PROBLEM DETAILS> Take the listing from its first line through the line that contains "from matplotlib.ticker import" and please retype those lines exactly, leaving out the pictures.

--- DATA PROVIDED ---

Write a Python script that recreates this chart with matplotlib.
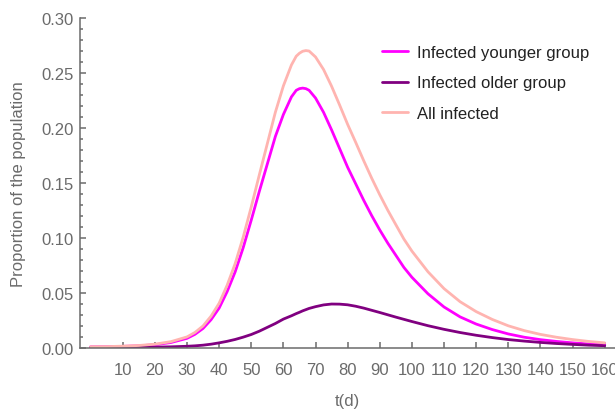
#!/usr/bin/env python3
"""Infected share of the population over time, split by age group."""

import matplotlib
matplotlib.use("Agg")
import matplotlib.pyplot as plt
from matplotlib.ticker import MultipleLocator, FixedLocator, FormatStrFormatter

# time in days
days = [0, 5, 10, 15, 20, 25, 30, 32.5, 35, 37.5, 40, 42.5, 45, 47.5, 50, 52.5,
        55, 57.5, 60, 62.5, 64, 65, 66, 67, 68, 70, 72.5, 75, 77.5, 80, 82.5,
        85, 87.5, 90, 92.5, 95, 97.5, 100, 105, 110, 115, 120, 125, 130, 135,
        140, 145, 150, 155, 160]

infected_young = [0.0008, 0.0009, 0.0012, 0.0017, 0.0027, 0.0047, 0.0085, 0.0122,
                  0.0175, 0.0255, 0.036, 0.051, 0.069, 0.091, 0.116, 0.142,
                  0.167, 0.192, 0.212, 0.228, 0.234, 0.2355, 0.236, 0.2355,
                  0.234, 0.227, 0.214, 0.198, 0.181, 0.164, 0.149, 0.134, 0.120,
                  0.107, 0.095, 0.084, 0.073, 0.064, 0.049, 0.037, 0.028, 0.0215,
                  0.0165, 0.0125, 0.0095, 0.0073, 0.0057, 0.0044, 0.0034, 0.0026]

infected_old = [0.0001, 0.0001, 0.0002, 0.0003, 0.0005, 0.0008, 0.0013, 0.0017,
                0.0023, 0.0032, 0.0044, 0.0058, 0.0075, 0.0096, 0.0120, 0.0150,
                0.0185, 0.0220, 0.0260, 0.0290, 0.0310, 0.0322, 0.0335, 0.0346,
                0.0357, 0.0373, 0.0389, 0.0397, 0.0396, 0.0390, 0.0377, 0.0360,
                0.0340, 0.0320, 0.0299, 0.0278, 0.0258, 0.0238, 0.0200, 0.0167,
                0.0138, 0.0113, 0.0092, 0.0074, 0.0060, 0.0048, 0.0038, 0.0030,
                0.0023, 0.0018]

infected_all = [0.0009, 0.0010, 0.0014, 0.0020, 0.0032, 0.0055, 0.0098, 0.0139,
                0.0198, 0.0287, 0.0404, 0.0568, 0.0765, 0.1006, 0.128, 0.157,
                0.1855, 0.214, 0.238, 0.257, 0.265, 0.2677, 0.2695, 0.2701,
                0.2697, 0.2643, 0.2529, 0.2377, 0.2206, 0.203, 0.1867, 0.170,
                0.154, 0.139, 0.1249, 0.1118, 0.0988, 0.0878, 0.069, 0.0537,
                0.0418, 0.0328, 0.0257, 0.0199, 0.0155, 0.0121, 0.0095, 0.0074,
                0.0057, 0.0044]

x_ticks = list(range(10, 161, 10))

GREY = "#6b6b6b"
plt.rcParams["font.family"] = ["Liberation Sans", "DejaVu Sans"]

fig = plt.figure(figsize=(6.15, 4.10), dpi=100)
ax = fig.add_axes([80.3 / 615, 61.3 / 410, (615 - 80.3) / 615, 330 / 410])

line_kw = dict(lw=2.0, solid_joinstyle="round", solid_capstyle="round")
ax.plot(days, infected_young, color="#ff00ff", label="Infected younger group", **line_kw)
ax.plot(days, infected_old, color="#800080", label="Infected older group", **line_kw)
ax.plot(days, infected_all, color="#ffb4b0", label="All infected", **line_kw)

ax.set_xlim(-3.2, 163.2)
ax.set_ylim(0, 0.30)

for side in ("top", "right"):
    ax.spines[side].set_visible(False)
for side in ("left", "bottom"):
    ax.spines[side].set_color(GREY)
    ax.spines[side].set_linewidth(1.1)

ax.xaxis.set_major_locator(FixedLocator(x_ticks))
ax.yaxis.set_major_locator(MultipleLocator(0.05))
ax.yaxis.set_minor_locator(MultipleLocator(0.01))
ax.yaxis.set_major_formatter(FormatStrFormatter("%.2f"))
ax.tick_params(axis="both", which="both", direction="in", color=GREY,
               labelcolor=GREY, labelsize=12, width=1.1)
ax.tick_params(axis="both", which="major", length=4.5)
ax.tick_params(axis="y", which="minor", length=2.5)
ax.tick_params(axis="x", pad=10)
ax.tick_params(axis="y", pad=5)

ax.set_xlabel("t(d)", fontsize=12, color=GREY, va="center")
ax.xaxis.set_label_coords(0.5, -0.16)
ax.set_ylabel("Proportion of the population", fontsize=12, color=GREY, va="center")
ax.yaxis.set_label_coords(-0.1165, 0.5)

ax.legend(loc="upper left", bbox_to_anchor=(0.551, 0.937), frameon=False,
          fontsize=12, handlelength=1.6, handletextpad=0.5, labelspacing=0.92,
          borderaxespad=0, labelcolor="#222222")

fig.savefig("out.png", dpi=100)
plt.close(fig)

---

PROBLEM SOLUTION>
Write a Python script that recreates this chart with matplotlib.
#!/usr/bin/env python3
"""Infected share of the population over time, split by age group."""

import matplotlib
matplotlib.use("Agg")
import matplotlib.pyplot as plt
from matplotlib.ticker import MultipleLocator, FixedLocator, FormatStrFormatter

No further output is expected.